**Excerpted records:**
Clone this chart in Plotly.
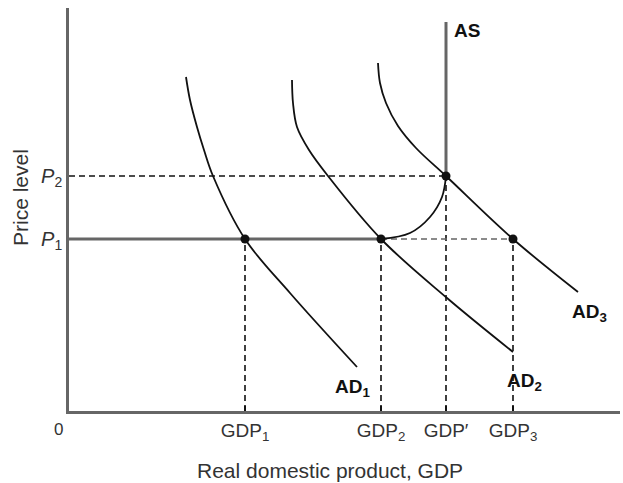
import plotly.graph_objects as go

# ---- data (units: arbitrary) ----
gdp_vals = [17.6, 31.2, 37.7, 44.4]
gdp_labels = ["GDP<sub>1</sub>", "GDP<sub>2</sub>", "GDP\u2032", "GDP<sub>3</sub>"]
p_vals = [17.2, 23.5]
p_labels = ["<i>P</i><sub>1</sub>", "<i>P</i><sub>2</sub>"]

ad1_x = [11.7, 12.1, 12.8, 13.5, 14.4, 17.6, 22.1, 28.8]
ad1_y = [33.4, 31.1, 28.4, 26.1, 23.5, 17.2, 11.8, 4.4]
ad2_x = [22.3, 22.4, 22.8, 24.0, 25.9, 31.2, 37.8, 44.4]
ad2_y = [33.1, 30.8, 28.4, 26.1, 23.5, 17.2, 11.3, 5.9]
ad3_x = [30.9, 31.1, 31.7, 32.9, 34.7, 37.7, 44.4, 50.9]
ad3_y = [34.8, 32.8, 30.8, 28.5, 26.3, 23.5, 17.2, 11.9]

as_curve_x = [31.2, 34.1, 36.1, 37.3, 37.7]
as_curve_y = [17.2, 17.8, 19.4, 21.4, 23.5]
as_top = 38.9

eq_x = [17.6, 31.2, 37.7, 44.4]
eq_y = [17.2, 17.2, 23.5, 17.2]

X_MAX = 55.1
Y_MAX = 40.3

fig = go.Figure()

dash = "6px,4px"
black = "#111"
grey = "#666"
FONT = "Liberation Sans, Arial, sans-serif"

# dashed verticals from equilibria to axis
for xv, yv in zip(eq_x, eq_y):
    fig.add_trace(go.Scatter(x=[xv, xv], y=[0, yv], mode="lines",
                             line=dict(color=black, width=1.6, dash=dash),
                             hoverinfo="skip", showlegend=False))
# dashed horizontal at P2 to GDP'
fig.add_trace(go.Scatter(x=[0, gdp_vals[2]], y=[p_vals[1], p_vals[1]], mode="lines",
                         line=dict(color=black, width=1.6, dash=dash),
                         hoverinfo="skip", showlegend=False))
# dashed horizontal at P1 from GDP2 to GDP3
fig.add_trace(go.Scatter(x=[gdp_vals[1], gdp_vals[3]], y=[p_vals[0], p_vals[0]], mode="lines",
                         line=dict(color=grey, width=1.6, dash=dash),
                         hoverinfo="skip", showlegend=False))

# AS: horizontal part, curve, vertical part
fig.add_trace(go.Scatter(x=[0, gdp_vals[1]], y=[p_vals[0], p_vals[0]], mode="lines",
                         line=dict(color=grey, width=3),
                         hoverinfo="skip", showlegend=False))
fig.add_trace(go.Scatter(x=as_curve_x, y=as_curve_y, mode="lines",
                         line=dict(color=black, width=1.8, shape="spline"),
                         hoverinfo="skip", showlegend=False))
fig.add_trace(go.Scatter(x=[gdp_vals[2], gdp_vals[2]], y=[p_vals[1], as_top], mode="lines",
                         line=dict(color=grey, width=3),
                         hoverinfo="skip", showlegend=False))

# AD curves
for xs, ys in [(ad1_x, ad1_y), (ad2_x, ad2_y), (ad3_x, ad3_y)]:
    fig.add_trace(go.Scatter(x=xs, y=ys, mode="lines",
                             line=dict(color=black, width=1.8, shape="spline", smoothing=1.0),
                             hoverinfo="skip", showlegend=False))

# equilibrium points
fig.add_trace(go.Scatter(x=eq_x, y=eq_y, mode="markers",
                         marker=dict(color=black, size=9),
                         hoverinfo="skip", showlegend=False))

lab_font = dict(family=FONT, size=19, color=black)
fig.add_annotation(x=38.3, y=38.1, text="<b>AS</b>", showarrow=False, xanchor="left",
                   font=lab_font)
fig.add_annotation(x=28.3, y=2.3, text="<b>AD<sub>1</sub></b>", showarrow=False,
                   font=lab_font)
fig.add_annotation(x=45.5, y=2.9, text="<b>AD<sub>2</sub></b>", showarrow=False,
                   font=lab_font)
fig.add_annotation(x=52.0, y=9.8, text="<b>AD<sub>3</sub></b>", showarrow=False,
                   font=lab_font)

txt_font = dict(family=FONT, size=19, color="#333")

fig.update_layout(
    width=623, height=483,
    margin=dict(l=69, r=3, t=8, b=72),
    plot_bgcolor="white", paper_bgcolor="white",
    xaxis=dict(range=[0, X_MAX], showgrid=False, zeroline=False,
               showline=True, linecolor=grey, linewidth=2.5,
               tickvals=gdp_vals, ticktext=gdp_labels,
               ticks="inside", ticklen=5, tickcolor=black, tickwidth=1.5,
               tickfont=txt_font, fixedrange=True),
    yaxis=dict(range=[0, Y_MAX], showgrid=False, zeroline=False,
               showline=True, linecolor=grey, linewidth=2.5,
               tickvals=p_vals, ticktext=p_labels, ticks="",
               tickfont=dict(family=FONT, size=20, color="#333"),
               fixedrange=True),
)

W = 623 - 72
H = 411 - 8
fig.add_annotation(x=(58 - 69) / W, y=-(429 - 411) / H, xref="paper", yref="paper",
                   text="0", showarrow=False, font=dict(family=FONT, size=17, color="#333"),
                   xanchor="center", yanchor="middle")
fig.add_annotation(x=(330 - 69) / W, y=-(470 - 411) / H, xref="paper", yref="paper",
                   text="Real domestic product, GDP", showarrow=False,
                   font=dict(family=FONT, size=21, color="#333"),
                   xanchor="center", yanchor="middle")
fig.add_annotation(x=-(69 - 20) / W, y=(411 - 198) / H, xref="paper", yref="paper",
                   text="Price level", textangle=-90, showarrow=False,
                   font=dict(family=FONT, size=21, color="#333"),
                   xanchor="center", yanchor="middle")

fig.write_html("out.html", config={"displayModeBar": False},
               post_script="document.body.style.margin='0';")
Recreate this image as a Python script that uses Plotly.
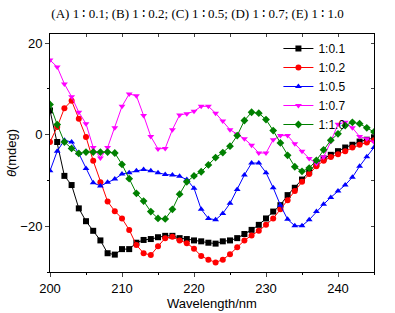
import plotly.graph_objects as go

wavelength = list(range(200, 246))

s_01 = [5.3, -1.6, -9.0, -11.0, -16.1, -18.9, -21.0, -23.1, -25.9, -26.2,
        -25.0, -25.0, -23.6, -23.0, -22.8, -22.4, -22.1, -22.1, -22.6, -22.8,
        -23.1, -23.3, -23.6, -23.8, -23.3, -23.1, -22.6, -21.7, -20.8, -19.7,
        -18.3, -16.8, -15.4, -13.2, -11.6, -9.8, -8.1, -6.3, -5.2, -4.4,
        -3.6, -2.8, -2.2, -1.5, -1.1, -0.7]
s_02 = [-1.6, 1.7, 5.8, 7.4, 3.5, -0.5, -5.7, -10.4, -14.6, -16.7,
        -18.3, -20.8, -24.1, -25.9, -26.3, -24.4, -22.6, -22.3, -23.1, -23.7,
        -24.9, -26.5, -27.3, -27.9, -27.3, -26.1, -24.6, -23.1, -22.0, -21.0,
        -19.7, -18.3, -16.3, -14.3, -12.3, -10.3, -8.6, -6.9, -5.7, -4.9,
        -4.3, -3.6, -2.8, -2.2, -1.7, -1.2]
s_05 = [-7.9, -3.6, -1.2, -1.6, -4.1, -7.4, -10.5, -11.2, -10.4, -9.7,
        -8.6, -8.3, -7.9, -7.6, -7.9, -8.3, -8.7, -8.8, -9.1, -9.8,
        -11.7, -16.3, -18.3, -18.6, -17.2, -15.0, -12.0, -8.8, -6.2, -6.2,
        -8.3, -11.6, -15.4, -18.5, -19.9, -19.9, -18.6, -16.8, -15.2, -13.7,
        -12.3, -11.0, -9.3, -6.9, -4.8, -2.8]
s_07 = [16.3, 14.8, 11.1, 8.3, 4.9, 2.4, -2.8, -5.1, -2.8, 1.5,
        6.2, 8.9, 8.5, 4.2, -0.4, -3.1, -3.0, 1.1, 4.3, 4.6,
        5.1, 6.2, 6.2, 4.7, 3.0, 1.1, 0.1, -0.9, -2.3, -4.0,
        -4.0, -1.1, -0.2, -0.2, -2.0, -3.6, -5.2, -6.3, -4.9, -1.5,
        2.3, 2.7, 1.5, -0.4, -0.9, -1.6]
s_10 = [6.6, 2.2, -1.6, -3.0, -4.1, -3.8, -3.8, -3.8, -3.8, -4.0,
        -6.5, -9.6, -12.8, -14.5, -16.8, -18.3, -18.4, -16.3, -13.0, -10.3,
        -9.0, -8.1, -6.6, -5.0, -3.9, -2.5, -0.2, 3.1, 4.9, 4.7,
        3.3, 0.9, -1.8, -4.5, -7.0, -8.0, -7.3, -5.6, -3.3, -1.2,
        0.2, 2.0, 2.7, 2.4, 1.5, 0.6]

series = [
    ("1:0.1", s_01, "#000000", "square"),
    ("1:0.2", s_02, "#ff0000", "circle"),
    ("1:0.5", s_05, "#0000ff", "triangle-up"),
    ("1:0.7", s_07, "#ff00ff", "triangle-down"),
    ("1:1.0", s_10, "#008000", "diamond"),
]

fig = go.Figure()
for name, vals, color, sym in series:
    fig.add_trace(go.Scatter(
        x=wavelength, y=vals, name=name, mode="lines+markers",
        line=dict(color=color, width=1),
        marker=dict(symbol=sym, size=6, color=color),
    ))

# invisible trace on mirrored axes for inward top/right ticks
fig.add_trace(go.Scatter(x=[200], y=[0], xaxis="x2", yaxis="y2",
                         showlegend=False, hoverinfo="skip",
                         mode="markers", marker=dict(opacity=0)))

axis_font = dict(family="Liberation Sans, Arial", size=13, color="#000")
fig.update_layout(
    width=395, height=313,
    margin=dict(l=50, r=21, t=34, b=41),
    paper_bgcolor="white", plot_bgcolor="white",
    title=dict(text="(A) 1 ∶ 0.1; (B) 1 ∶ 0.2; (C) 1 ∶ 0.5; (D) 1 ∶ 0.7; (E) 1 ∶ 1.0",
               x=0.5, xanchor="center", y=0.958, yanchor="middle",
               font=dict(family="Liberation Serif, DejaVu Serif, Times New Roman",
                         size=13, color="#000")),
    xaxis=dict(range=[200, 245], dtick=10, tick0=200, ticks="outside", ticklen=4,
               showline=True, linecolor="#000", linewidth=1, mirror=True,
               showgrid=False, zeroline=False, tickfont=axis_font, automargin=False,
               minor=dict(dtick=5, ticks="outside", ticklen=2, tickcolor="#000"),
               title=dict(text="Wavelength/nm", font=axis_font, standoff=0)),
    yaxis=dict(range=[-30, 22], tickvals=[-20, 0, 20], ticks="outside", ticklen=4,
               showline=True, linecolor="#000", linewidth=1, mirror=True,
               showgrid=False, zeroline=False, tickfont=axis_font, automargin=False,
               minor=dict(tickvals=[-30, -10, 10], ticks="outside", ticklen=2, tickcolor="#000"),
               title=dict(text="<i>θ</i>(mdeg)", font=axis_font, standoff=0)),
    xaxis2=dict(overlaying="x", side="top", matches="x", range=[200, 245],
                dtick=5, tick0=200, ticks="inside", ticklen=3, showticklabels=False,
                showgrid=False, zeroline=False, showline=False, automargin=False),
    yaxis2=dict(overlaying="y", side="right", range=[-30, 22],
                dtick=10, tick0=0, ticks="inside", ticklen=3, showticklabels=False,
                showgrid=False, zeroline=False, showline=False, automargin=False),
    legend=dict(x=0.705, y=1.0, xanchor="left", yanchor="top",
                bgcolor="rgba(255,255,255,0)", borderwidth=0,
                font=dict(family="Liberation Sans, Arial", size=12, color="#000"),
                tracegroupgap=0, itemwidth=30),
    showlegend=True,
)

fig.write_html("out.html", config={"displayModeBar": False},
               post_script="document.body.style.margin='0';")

**Requirement:** Give again, word for word, only the lines starting at the line with "Recreate this image" and ending at the line with "wavelength = list(range(200, 246))", keeping both end lines; pictures stay out.

**Exercise result:**
Recreate this image as a Python script that uses Plotly.
import plotly.graph_objects as go

wavelength = list(range(200, 246))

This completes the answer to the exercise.